Designers shouldn’t turn to abrasive techniques like irreverent copy (unless that suits the branding). Rather, it would be much more effective to state the goals of certain campaigns and reveal how and why companies are providing all the content they’re becoming known for providing.
Another important principle of transparency in UX is that users should be completely aware when actions are being taken. If they’re incurring a charge, subscribing or canceling a subscription, or making any kind of change to their existing account, the design should make them aware and let them know when they’re doing something that can’t be undone without penalties.
- Guileless Function
Social media is infamous at this point for its impact on mental health and the wide array of design features sites use to keep people scrolling and signing back in. The idea of the “like” set up a reward stimulus that users flock back to. Emotional manipulation is also commonly presented to people who want to delete their accounts, e.g. “Don’t go, your friends will miss you,” etc.
Being guileless in your design means you aren’t out to trick people. There’s no need to use an infinite scroll that entices people to spend hours rolling over posts they basically forget immediately afterward. A more ethical design feature might present the user with stopping points.
It’s not that users are always being duped.

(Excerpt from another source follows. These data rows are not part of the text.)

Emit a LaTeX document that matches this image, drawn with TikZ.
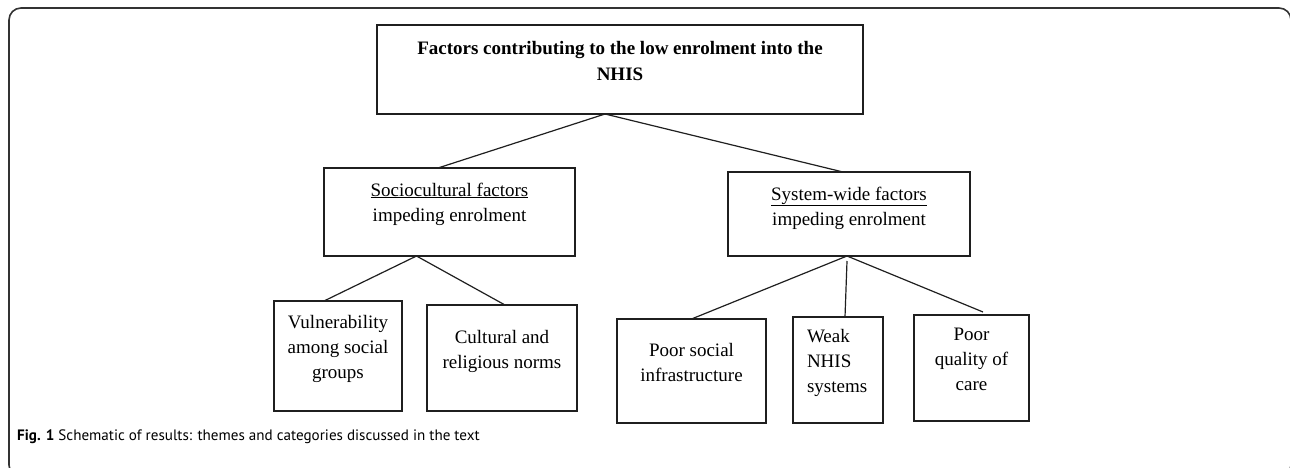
\documentclass[tikz,border=0pt]{standalone}
\usepackage{fontspec}
\setmainfont{Liberation Serif}
\newfontfamily\capfont{PT Sans}
\newcommand{\bxtext}[4]{\parbox[t][#2][t]{#1}{#4}}
\tikzset{
  box/.style={draw=black!88, line width=1.4pt, inner sep=0pt, outer sep=0pt, anchor=north west,
    font=\fontsize{19}{25}\selectfont},
  link/.style={draw=black!88, line width=1.2pt},
  frame/.style={draw=black!80, line width=1.6pt, rounded corners=12pt}
}
\begin{document}
\begin{tikzpicture}[x=1pt,y=-1pt]
\useasboundingbox (0,0) rectangle (1290,468);
\fill[white] (0,0) rectangle (1290,468);
\begin{scope}
  \clip (0,0) rectangle (1290,468);
  \draw[frame] (9,8) rectangle (1291,477);
\end{scope}

% top box
\node[box] (top) at (377,25) {\bxtext{486pt}{89pt}{}{\centering\bfseries\rule{0pt}{30pt}Factors contributing to the low enrolment into the\\[1pt]NHIS}};

% level 2
\node[box] (soc) at (324,168) {\bxtext{251pt}{88pt}{}{\centering\rule{0pt}{28pt}\underline{Sociocultural factors}\\impeding enrolment}};
\node[box] (sys) at (728,172) {\bxtext{242pt}{84pt}{}{\centering\rule{0pt}{28pt}\underline{System-wide factors}\\impeding enrolment}};

% level 3
\node[box] (vul) at (274,301) {\bxtext{128pt}{110pt}{}{\centering\rule{0pt}{27pt}Vulnerability\\among social\\groups}};
\node[box] (cul) at (427,305) {\bxtext{150pt}{106pt}{}{\centering\rule{0pt}{38pt}Cultural and\\religious norms}};
\node[box] (psi) at (617,319) {\bxtext{149pt}{104pt}{}{\centering\rule{0pt}{37pt}Poor social\\infrastructure}};
\node[box] (wns) at (793,317) {\bxtext{90pt}{106pt}{}{\raggedright\leftskip=14pt\relax\rule{0pt}{25pt}Weak\\NHIS\\systems}};
\node[box] (pqc) at (914,315) {\bxtext{115pt}{106pt}{}{\centering\rule{0pt}{25pt}Poor\\quality of\\care}};

% connectors
\draw[link] ([xshift=-15pt]top.south) -- ([xshift=-11.5pt]soc.north);
\draw[link] ([xshift=-15pt]top.south) -- ([xshift=-6pt]sys.north);
\draw[link] ([xshift=-33pt]soc.south) -- ([xshift=-14pt]vul.north);
\draw[link] ([xshift=-33pt]soc.south) -- ([xshift=3pt]cul.north);
\draw[link] ([xshift=-2pt]sys.south) -- (psi.north);
\draw[link] ([xshift=-2pt,yshift=-5pt]sys.south) -- ([xshift=7pt]wns.north);
\draw[link] ([xshift=-2pt]sys.south) -- ([xshift=11.5pt,yshift=3pt]pqc.north);

% caption
\node[anchor=base west, inner sep=0pt, font=\capfont\fontsize{15.1}{19}\selectfont] (cap) at (17,440)
  {\textbf{Fig. 1} Schematic of results: themes and categories discussed in the text};
\end{tikzpicture}
\end{document}
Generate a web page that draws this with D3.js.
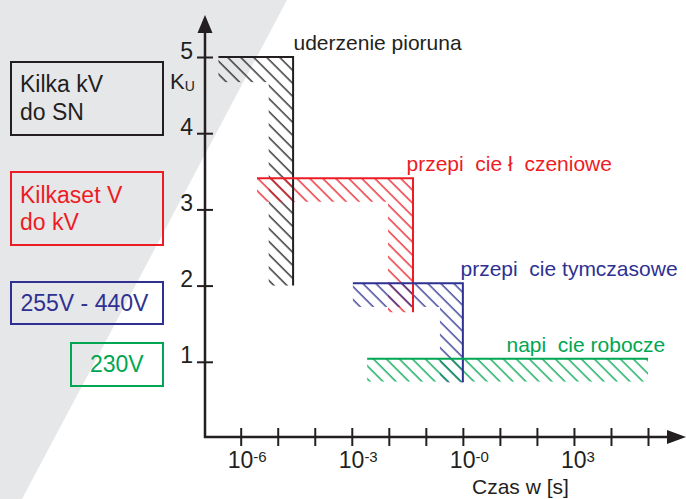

In many cases, they do want to keep scrolling and interacting with inane social media posts. The larger point is that ethical design thinking should probably discourage what’s bad in our nature.
People have the right to live lives of depth and complexity. While it’s understandable that streaming services and social media sites want people to spend lots of time using their services, we also have better things to be doing lots of the time. Ethical design should reflect that.
- Accessibility
If your product works and benefits people, it’s only natural that it should thus be available to as many people as possible. This is one area where ethical design dovetails nicely with business interests. The company’s goals also involve getting products to as many people as possible.
Perhaps this is the root of design ethics and a future course for design thinking to take. A blind rush to entice is no longer the way business is conducted. It’s designers and the creatives who work alongside them who turn feedback from users into enjoyable products that make life better for the people who use them.
The second half of that respectable effort is to make sure it’s beneficial to everyone. Accessibility issues are widely discussed and there is no shortage of books and articles dedicated to making designs for everyone.
Accessibility is an ideal framework for bridging the gap between the lofty ideals of good design and the economic desires of companies. When you endeavor to design with principle, this is the kind of access point you should be looking for. It’s everything that’s best about design thinking and a big part of the reason why it’s so effective.
Conclusion:
Design ethics is a wide field with many considerations. It’s not always easy to satisfy business goals in a way that totally reverberates with the users. But it’s vital to try if we want to achieve the stated goals of design thinking – to improve people’s lives.
Technology and social media have totally altered the way design works. It only makes sense that it has also radically changed the kinds of ethical considerations designers and other creatives have to make to ensure that users’ rights are protected.
We only managed to scratch the surface of design ethics and the way some companies and designers have made attempts to subvert them. As you continue your work, many new issues are likely to arrive. Hopefully, the information in this guide will serve as a strong bedrock for more principled and ethical design work in the future.